CEO Pay-Gap and Buyback Taxes

Penalizes extreme internal inequality and short-term shareholder theater while pushing firms toward wages, investment, and accountability.

Shift power

Labor and Governance Reform

Codetermination alone is not magic, but worker voice, unions, and bargaining institutions can weaken the extraction machine from inside the firm.

Break rents

Antitrust and Merger Control

Attacks monopoly rents and market power, especially where concentrated firms raise prices, suppress wages, and convert dominance into private rule.

Lower life costs

Universal Basic Services

Reduces inequality in lived terms: health care, child care, housing, transit, broadband, and the basic public floor that markets keep turning into toll booths.

Case studies

Other Democracies Left Clues

The case studies discipline the argument. Norway proves wealth taxes can be administered. France warns what happens when the base gets narrowed. Spain shows national backstops can matter. Portland proves pay-ratio taxation can name executive excess as a public harm.

Norway

Wealth taxes are possible

Norway’s national wealth tax shows that rich democracies can tax net wealth when they build the administrative capacity to do it.

France

Narrow the base, weaken the force

France’s move from a broad solidarity wealth tax to a narrower real-estate wealth tax shows how symbolism can survive while equalizing power fades.

Spain

Backstop the race to the bottom

Spain’s solidarity tax on large fortunes shows how national policy can respond to subnational tax competition.

Portland

Tax pay inequality as public harm

Portland’s pay-ratio surtax proves that internal pay inequality can be treated as more than a private corporate choice.

Germany

Worker voice is not apocalypse

Codetermination is not a miracle cure, but shared governance challenges the fantasy that firms are private kingdoms answerable only to capital.

Recommended package

Make Billionaires Matter Less

The report’s agenda is not polite, but it is coherent: tax large wealth where it sits, restore steep progressivity, tax extraction, rebalance firm power, break monopoly where it lives, and build universal basic services serious enough to matter.

Reflective MVS position

From Satire to Statecraft

The advocacy frame should be democracy versus concentrated private rule, not envy versus success. Pair every tax demand with a visible public benefit. Use local and state pilots to build proof. Keep the story plain: inequality is not an abstraction. It is power over time, housing, health, speech, and whose future gets to count.
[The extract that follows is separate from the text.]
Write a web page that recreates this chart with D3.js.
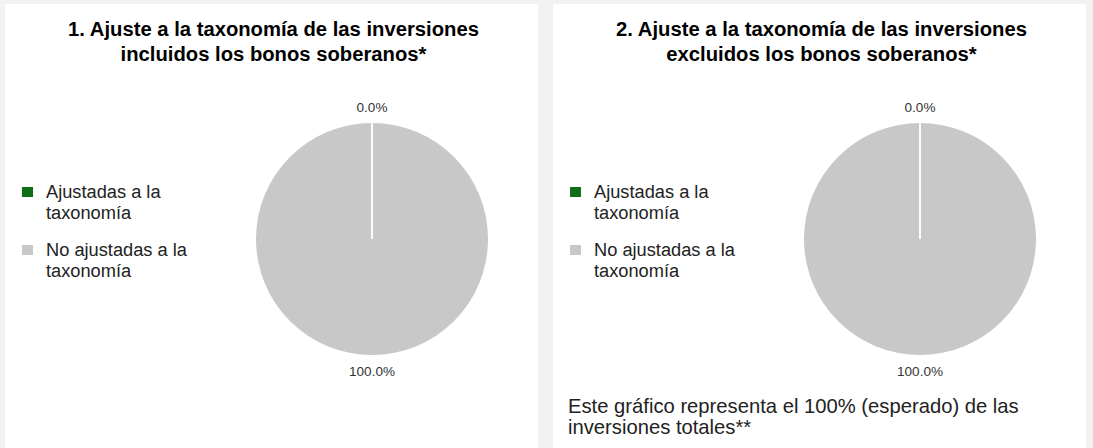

This is the deeper political point. The job is not merely to make billionaires pay more. The job is to make billionaires matter less.

Sources and method

The Receipts Behind the Receipts

The full report relies on Forbes rich-list benchmarks, World Inequality Lab and World Inequality Report data, OECD analysis, CBO and Tax Policy Center estimates, Bureau of Labor Statistics union data, Economic Policy Institute CEO-pay analysis, SEC and S&P buyback materials, academic research on markups, trade, superstar firms, and international tax case studies.

Key source families

Primary Research Base

  1. Reflective MVS: “In Billionaires We Trust: How Reagan Blessed Us With Our New Gods.”
  2. Forbes billionaire and Forbes 400 annual benchmarks.
  3. World Inequality Lab and World Inequality Report 2026.
  4. OECD household wealth, competition, inequality, and public-spending research.
  5. Tax Policy Center, Congressional Budget Office, and IRS tax materials.
  6. Bureau of Labor Statistics union-membership releases.
  7. Economic Policy Institute CEO-pay series.
  8. SEC Rule 10b-18 and S&P stock-buyback data.
  9. Academic research on superstar firms, markups, and trade shocks.
  10. Norway, France, Spain, Portland, Germany, UCL, IMF, and universal-services case materials.

Billionaire worship starts to look less like aspiration and more like a transfer of sovereignty dressed up as hustle culture.